- [What is expected]
Copy out the listing that follows exactly, dropping every picture.

** Start Exercise data **

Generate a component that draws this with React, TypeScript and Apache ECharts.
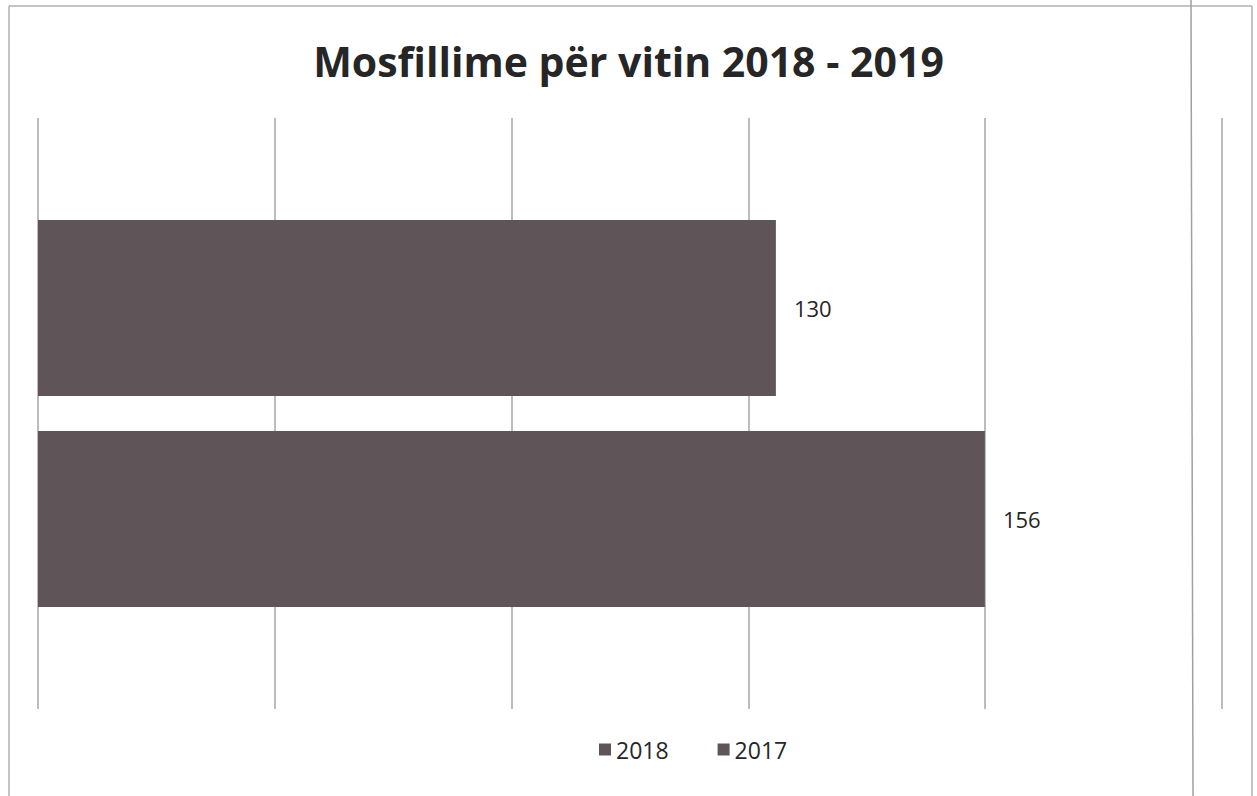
import React, { useEffect, useRef } from "react";
import * as echarts from "echarts";

const title = "Mosfillime për vitin 2018 - 2019";
const categories = [""];
const legendOrder = ["2018", "2017"];
const seriesNames = ["2017", "2018"]; // drawn top to bottom
const seriesValues = [[130], [156]];
const barColor = "#5f5558";
const gridColor = "#a6a6a6";

export default function App() {
  const ref = useRef<HTMLDivElement>(null);
  useEffect(() => {
    const chart = echarts.init(ref.current!, null, { renderer: "svg" });
    const font = "'Open Sans', 'Noto Sans', sans-serif";
    chart.setOption({
      animation: false,
      backgroundColor: "#ffffff",
      title: {
        text: title,
        left: "center",
        top: 35,
        textStyle: { fontFamily: font, fontSize: 41, fontWeight: "bold", color: "#262626" },
      },
      legend: {
        data: legendOrder,
        top: 733,
        left: 594,
        itemWidth: 12,
        itemHeight: 12,
        itemGap: 49,
        icon: "rect",
        textStyle: { fontFamily: font, fontSize: 23, color: "#262626" },
      },
      grid: { left: 38, right: 35, top: 118, bottom: 87 },
      xAxis: [
        {
          type: "value",
          min: 38.2,
          max: 185.5,
          axisLabel: { show: false },
          axisLine: { show: false },
          axisTick: { show: false },
          splitLine: { show: false },
        },
        {
          type: "value",
          min: 0,
          max: 5,
          interval: 1,
          position: "bottom",
          axisLabel: { show: false },
          axisLine: { show: false },
          axisTick: { show: false },
          splitLine: { show: true, lineStyle: { color: gridColor, width: 1.5 } },
        },
      ],
      yAxis: {
        type: "category",
        data: categories,
        axisLine: { show: false },
        axisTick: { show: false },
        axisLabel: { show: false },
      },
      series: seriesNames.map((name, i) => ({
        name,
        type: "bar",
        xAxisIndex: 0,
        data: seriesValues[i],
        barWidth: 176,
        barGap: "20%",
        itemStyle: { color: barColor },
        label: {
          show: true,
          position: "right",
          distance: 18,
          fontFamily: font,
          fontSize: 22,
          color: "#262626",
        },
      })),
      graphic: [
        { type: "line", shape: { x1: 9, y1: 6, x2: 1252, y2: 6 }, style: { stroke: "#b0b0b0", lineWidth: 1.5 } },
        { type: "line", shape: { x1: 9, y1: 6, x2: 9, y2: 796 }, style: { stroke: "#b0b0b0", lineWidth: 1.5 } },
        { type: "line", shape: { x1: 1252, y1: 6, x2: 1252, y2: 796 }, style: { stroke: "#b0b0b0", lineWidth: 1.5 } },
        { type: "line", shape: { x1: 1191, y1: 0, x2: 1193, y2: 796 }, style: { stroke: "#a0a0a0", lineWidth: 1.5 } },
      ],
    });
    return () => chart.dispose();
  }, []);
  return <div ref={ref} style={{ position: "fixed", left: 0, top: 0, width: 1257, height: 796 }} />;
}
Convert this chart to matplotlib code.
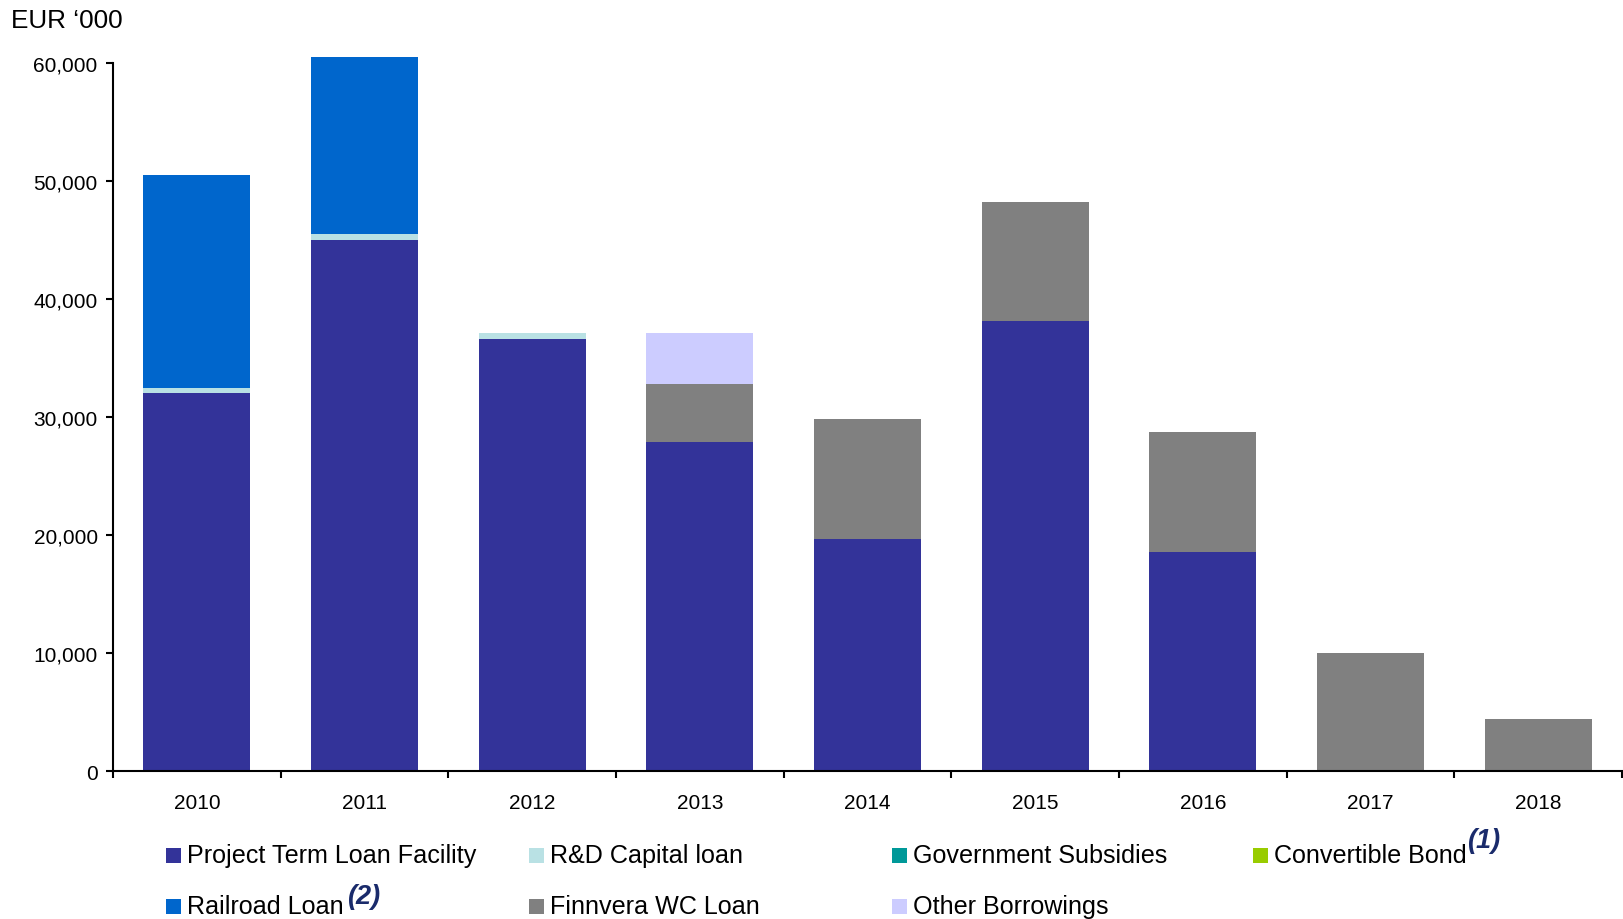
import matplotlib
matplotlib.use("Agg")
import matplotlib.pyplot as plt
from matplotlib.patches import Rectangle
from matplotlib.ticker import FuncFormatter, FixedLocator
import numpy as np

plt.rcParams['font.family'] = ['Liberation Sans', 'DejaVu Sans']

years = ["2010", "2011", "2012", "2013", "2014", "2015", "2016", "2017", "2018"]
series_names = ["Project Term Loan Facility", "R&D Capital loan", "Government Subsidies",
                "Convertible Bond", "Railroad Loan", "Finnvera WC Loan", "Other Borrowings"]
project_term = [32000, 45000, 36600, 27900, 19700, 38100, 18600, 0, 0]
rd_capital = [500, 500, 500, 0, 0, 0, 0, 0, 0]
gov_subsidies = [0, 0, 0, 0, 0, 0, 0, 0, 0]
convertible_bond = [0, 0, 0, 0, 0, 0, 0, 0, 0]
railroad = [18000, 15000, 0, 0, 0, 0, 0, 0, 0]
finnvera = [0, 0, 0, 4900, 10100, 10100, 10100, 10000, 4400]
other_borrowings = [0, 0, 0, 4300, 0, 0, 0, 0, 0]
series_values = [project_term, rd_capital, gov_subsidies, convertible_bond,
                 railroad, finnvera, other_borrowings]
colors = ["#333399", "#B9E1E4", "#009999", "#99CC00", "#0066CC", "#808080", "#CCCCFF"]
yticks = [0, 10000, 20000, 30000, 40000, 50000, 60000]

W, H = 1623, 920
fig = plt.figure(figsize=(W / 100, H / 100), dpi=100)
ax = fig.add_axes([113 / W, 1 - 772 / H, 1509 / W, (772 - 64) / H])

x = np.arange(len(years))
bottom = np.zeros(len(years))
for vals, c in zip(series_values, colors):
    v = np.array(vals, dtype=float)
    ax.bar(x, v, bottom=bottom, width=0.64, color=c, linewidth=0, clip_on=False, zorder=2)
    bottom += v

ax.set_xlim(-0.5, len(years) - 0.5)
ax.set_ylim(0, 60000)
for s in ["top", "right"]:
    ax.spines[s].set_visible(False)
for s in ["left", "bottom"]:
    ax.spines[s].set_linewidth(1.5)
    ax.spines[s].set_color("black")

ax.set_yticks(yticks)
ax.yaxis.set_major_formatter(FuncFormatter(lambda v, p: f"{int(v):,}"))
ax.tick_params(axis="y", direction="out", length=5, width=1.5, pad=6, labelsize=15)

ax.set_xticks(x)
ax.set_xticklabels(years)
ax.tick_params(axis="x", which="major", length=0, pad=15.5, labelsize=15)
ax.xaxis.set_minor_locator(FixedLocator(np.arange(-0.5, len(years), 1.0)))
ax.tick_params(axis="x", which="minor", direction="out", length=5, width=1.5)

fig.text(11 / W, 1 - 28 / H, "EUR \u2018000", fontsize=18.8, va="baseline", ha="left")

# Legend (drawn manually to keep uniform column spacing)
col_x = [166, 529, 892, 1253]
row_y = [856, 907]
positions = [(0, 0), (1, 0), (2, 0), (3, 0), (0, 1), (1, 1), (2, 1)]
for name, c, (ci, ri) in zip(series_names, colors, positions):
    mx, my = col_x[ci], row_y[ri]
    fig.patches.append(Rectangle((mx / W, 1 - (my + 7.5) / H), 15 / W, 15 / H,
                                 transform=fig.transFigure, facecolor=c, edgecolor="none"))
    fig.text((mx + 21) / W, 1 - my / H, name, fontsize=18.1, va="center", ha="left")

sup_color = "#1A2B6B"
fig.text(1467 / W, 1 - 841 / H, "(1)", fontsize=19.5, fontweight="bold", fontstyle="italic",
         color=sup_color, va="center", ha="left")
fig.text(347 / W, 1 - 897 / H, "(2)", fontsize=19.5, fontweight="bold", fontstyle="italic",
         color=sup_color, va="center", ha="left")

fig.savefig("out.png", dpi=100)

** End Exercise data **

- [Answer to the exercise]
Generate a component that draws this with React, TypeScript and Apache ECharts.
import React, { useEffect, useRef } from "react";
import * as echarts from "echarts";

const title = "Mosfillime për vitin 2018 - 2019";
const categories = [""];
const legendOrder = ["2018", "2017"];
const seriesNames = ["2017", "2018"]; // drawn top to bottom
const seriesValues = [[130], [156]];
const barColor = "#5f5558";
const gridColor = "#a6a6a6";

export default function App() {
  const ref = useRef<HTMLDivElement>(null);
  useEffect(() => {
    const chart = echarts.init(ref.current!, null, { renderer: "svg" });
    const font = "'Open Sans', 'Noto Sans', sans-serif";
    chart.setOption({
      animation: false,
      backgroundColor: "#ffffff",
      title: {
        text: title,
        left: "center",
        top: 35,
        textStyle: { fontFamily: font, fontSize: 41, fontWeight: "bold", color: "#262626" },
      },
      legend: {
        data: legendOrder,
        top: 733,
        left: 594,
        itemWidth: 12,
        itemHeight: 12,
        itemGap: 49,
        icon: "rect",
        textStyle: { fontFamily: font, fontSize: 23, color: "#262626" },
      },
      grid: { left: 38, right: 35, top: 118, bottom: 87 },
      xAxis: [
        {
          type: "value",
          min: 38.2,
          max: 185.5,
          axisLabel: { show: false },
          axisLine: { show: false },
          axisTick: { show: false },
          splitLine: { show: false },
        },
        {
          type: "value",
          min: 0,
          max: 5,
          interval: 1,
          position: "bottom",
          axisLabel: { show: false },
          axisLine: { show: false },
          axisTick: { show: false },
          splitLine: { show: true, lineStyle: { color: gridColor, width: 1.5 } },
        },
      ],
      yAxis: {
        type: "category",
        data: categories,
        axisLine: { show: false },
        axisTick: { show: false },
        axisLabel: { show: false },
      },
      series: seriesNames.map((name, i) => ({
        name,
        type: "bar",
        xAxisIndex: 0,
        data: seriesValues[i],
        barWidth: 176,
        barGap: "20%",
        itemStyle: { color: barColor },
        label: {
          show: true,
          position: "right",
          distance: 18,
          fontFamily: font,
          fontSize: 22,
          color: "#262626",
        },
      })),
      graphic: [
        { type: "line", shape: { x1: 9, y1: 6, x2: 1252, y2: 6 }, style: { stroke: "#b0b0b0", lineWidth: 1.5 } },
        { type: "line", shape: { x1: 9, y1: 6, x2: 9, y2: 796 }, style: { stroke: "#b0b0b0", lineWidth: 1.5 } },
        { type: "line", shape: { x1: 1252, y1: 6, x2: 1252, y2: 796 }, style: { stroke: "#b0b0b0", lineWidth: 1.5 } },
        { type: "line", shape: { x1: 1191, y1: 0, x2: 1193, y2: 796 }, style: { stroke: "#a0a0a0", lineWidth: 1.5 } },
      ],
    });
    return () => chart.dispose();
  }, []);
  return <div ref={ref} style={{ position: "fixed", left: 0, top: 0, width: 1257, height: 796 }} />;
}
Convert this chart to matplotlib code.
import matplotlib
matplotlib.use("Agg")
import matplotlib.pyplot as plt
from matplotlib.patches import Rectangle
from matplotlib.ticker import FuncFormatter, FixedLocator
import numpy as np

plt.rcParams['font.family'] = ['Liberation Sans', 'DejaVu Sans']

years = ["2010", "2011", "2012", "2013", "2014", "2015", "2016", "2017", "2018"]
series_names = ["Project Term Loan Facility", "R&D Capital loan", "Government Subsidies",
                "Convertible Bond", "Railroad Loan", "Finnvera WC Loan", "Other Borrowings"]
project_term = [32000, 45000, 36600, 27900, 19700, 38100, 18600, 0, 0]
rd_capital = [500, 500, 500, 0, 0, 0, 0, 0, 0]
gov_subsidies = [0, 0, 0, 0, 0, 0, 0, 0, 0]
convertible_bond = [0, 0, 0, 0, 0, 0, 0, 0, 0]
railroad = [18000, 15000, 0, 0, 0, 0, 0, 0, 0]
finnvera = [0, 0, 0, 4900, 10100, 10100, 10100, 10000, 4400]
other_borrowings = [0, 0, 0, 4300, 0, 0, 0, 0, 0]
series_values = [project_term, rd_capital, gov_subsidies, convertible_bond,
                 railroad, finnvera, other_borrowings]
colors = ["#333399", "#B9E1E4", "#009999", "#99CC00", "#0066CC", "#808080", "#CCCCFF"]
yticks = [0, 10000, 20000, 30000, 40000, 50000, 60000]

W, H = 1623, 920
fig = plt.figure(figsize=(W / 100, H / 100), dpi=100)
ax = fig.add_axes([113 / W, 1 - 772 / H, 1509 / W, (772 - 64) / H])

x = np.arange(len(years))
bottom = np.zeros(len(years))
for vals, c in zip(series_values, colors):
    v = np.array(vals, dtype=float)
    ax.bar(x, v, bottom=bottom, width=0.64, color=c, linewidth=0, clip_on=False, zorder=2)
    bottom += v

ax.set_xlim(-0.5, len(years) - 0.5)
ax.set_ylim(0, 60000)
for s in ["top", "right"]:
    ax.spines[s].set_visible(False)
for s in ["left", "bottom"]:
    ax.spines[s].set_linewidth(1.5)
    ax.spines[s].set_color("black")

ax.set_yticks(yticks)
ax.yaxis.set_major_formatter(FuncFormatter(lambda v, p: f"{int(v):,}"))
ax.tick_params(axis="y", direction="out", length=5, width=1.5, pad=6, labelsize=15)

ax.set_xticks(x)
ax.set_xticklabels(years)
ax.tick_params(axis="x", which="major", length=0, pad=15.5, labelsize=15)
ax.xaxis.set_minor_locator(FixedLocator(np.arange(-0.5, len(years), 1.0)))
ax.tick_params(axis="x", which="minor", direction="out", length=5, width=1.5)

fig.text(11 / W, 1 - 28 / H, "EUR \u2018000", fontsize=18.8, va="baseline", ha="left")

# Legend (drawn manually to keep uniform column spacing)
col_x = [166, 529, 892, 1253]
row_y = [856, 907]
positions = [(0, 0), (1, 0), (2, 0), (3, 0), (0, 1), (1, 1), (2, 1)]
for name, c, (ci, ri) in zip(series_names, colors, positions):
    mx, my = col_x[ci], row_y[ri]
    fig.patches.append(Rectangle((mx / W, 1 - (my + 7.5) / H), 15 / W, 15 / H,
                                 transform=fig.transFigure, facecolor=c, edgecolor="none"))
    fig.text((mx + 21) / W, 1 - my / H, name, fontsize=18.1, va="center", ha="left")

sup_color = "#1A2B6B"
fig.text(1467 / W, 1 - 841 / H, "(1)", fontsize=19.5, fontweight="bold", fontstyle="italic",
         color=sup_color, va="center", ha="left")
fig.text(347 / W, 1 - 897 / H, "(2)", fontsize=19.5, fontweight="bold", fontstyle="italic",
         color=sup_color, va="center", ha="left")

fig.savefig("out.png", dpi=100)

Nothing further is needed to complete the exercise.